Still, Maze stretched both arms overhead and threw her race goggles in the air after seeing that she shared the lead. It's the best result in a difficult season for the Slovene, who has struggled to match her exceptional 2013 campaign.

Though Maze won two silvers at the 2010 Vancouver Olympics, Gisin earned her first major medal at the age of 28.

Gisin, who last won a downhill race in January 2009, came out of the leader's box and into the finish area to hug Maze after she completed her run.

Four years ago, Gisin's Olympic downhill ended when she crashed off the final jump and endured a long slide to the finish line where she hit a bank of snow and was tossed into the air.

This time, the Swiss racer was in tears while taking a celebration call on her mobile phone.

The last tie in Olympic skiing happened in men's super-G at the 1998 Nagano Olympics. Didier Cuche of Switzerland and Hans Knauss of Austria both got silver behind winner Hermann Maier.
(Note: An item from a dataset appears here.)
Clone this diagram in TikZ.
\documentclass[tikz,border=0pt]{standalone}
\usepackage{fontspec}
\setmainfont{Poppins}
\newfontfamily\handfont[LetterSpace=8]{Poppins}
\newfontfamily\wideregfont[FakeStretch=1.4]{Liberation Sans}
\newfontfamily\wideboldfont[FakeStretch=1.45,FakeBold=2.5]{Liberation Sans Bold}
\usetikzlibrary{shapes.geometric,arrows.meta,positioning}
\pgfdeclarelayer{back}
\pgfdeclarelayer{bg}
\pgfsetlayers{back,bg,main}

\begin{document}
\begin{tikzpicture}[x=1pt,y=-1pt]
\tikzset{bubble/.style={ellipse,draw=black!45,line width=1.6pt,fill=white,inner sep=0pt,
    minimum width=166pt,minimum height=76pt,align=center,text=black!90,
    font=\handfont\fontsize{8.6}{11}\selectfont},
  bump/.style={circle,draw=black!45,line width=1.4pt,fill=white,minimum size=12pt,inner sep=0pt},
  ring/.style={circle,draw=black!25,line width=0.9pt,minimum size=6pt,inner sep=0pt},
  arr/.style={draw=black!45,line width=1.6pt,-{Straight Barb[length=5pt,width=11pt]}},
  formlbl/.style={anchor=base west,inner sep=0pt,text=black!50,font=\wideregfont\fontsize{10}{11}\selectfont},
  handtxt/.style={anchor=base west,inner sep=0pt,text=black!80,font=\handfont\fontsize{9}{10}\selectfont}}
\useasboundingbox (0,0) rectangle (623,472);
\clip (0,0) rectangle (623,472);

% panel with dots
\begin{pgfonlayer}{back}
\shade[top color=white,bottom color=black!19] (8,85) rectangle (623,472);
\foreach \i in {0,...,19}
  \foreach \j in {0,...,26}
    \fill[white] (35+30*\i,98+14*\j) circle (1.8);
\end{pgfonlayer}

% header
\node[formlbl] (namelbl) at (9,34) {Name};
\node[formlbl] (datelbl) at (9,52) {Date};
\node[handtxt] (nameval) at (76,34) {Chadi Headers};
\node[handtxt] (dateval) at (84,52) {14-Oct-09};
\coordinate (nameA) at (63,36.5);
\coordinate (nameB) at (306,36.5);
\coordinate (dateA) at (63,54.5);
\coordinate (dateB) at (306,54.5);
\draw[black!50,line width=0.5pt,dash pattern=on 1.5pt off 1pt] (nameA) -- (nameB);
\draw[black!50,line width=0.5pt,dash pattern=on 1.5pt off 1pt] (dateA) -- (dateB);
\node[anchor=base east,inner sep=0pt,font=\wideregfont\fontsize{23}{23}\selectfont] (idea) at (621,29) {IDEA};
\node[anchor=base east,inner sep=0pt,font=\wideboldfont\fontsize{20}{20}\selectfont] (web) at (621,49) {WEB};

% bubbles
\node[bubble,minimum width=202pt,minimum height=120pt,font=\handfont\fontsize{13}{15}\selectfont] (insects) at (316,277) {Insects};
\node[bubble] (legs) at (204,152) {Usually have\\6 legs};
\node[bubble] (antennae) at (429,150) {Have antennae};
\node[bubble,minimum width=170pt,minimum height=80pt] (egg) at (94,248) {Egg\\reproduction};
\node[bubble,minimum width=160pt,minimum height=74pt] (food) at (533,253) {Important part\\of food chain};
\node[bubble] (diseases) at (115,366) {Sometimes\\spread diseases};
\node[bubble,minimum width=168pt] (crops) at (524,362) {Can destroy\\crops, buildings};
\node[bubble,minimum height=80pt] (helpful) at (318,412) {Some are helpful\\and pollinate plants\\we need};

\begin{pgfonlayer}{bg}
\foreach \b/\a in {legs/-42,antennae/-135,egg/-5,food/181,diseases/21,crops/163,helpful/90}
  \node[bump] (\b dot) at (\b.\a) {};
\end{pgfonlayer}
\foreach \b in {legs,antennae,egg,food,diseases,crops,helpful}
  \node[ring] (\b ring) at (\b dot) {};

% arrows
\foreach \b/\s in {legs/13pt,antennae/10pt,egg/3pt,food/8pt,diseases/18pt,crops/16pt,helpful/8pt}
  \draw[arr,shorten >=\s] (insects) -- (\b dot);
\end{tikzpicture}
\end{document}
Twice, two women have tied for second place in Olympic giant slalom races.

At the 1992 Albertville Olympics, Diann Roffe of the United States and Anita Wachter of Austria both took silver behind Pernilla Wiberg of Sweden. At the 1964 Innsbruck Olympics, Christine Goitschel of France and Jean Saubert of the United States were second to gold medalist Marielle Goitschel of France.

On Wednesday, pre-race favorites Maria Hoefl-Riesch of Germany and Julia Mancuso of the United States slipped out of contention, racing after Gisin.

Hoefl-Riesch, who sought a record-equaling fourth Olympic Alpine gold, was 1.17 back in 13th place. Mancuso, who started No. 12, trailed by 0.99 in eighth place after losing more than a half-second in the lower sections.

Mancuso had been fastest in the downhill portion of the super-combined on Monday, in which she finished third and Hoefl-Riesch won.

That day, Gut had been second-fastest in the speed discipline.

In a nasty crash, No. 4 starter Marie Marchand-Arvier of France slid back-first into safety fencing after losing her balance over a jump. She did not appear to be seriously hurt.